THE SCOPE OF CHARTERPARTY INDEMNITY CLAUSES

The Eurus
A breach of contract gives rise to a right to damages, the extent of recovery dependent upon the principles of remoteness of loss derived from the celebrated case of Hadley v. Baxendale.1 In The Eurus 2 the Court of Appeal had to consider whether the breach of cl. 36 in a voyage charterparty making the “Owners … responsible for any … loss suffered by Charterers due to failure to comply fully with Charterers’ voyage instructions …” imposed on the owners an obligation to indemnify the charterers in respect of the consequences of a failure to follow instructions and, if so, whether the principles of remoteness precluded recovery for losses that were not in the reasonable contemplation of the parties.

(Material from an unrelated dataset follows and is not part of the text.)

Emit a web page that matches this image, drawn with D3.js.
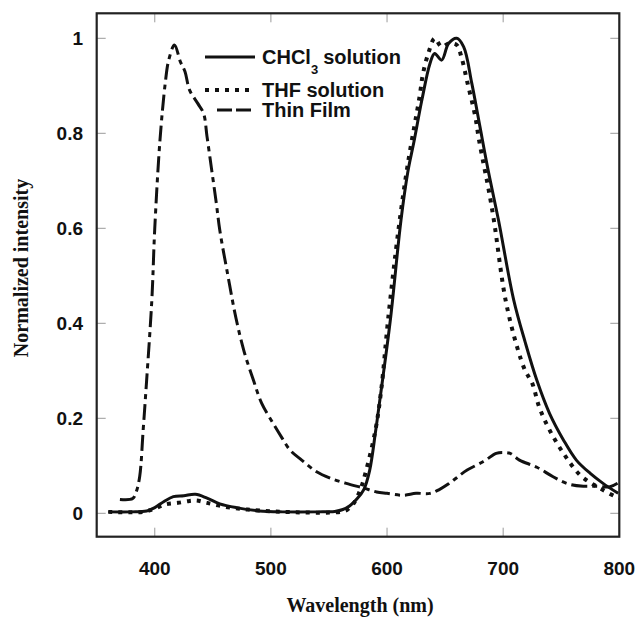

The defendant charterers appealed from the decision of Rix, J.,3 allowing the appeal of the shipowners from a majority arbitration award. This award held that cl. 36 cast an obligation on the owners to indemnify the charterers for losses incurred when the ship’s master effectively presented the Eurus for loading earlier than he had been instructed to do so. The arbitrators held that an obligation to indemnify, as opposed to one to pay damages for breach of contract, required proof of causation only; it did not matter that the indemnity was sought in respect of unforeseeable losses. Rix, J., differed from the

1. (1854) 9 Ex. 341.
3. Total Transport Corp. v. Arcadia Petroleum Ltd (The Eurus) [1996] 2 Lloyd’s Rep. 408; noted R. Halson, “Indemnity Clauses, Remoteness and Causation” [1996] LMCLQ 438 and P. S. McCarter, “Re-Defining the Function(s) of the Notice of Readiness” [1997] LMCLQ 483.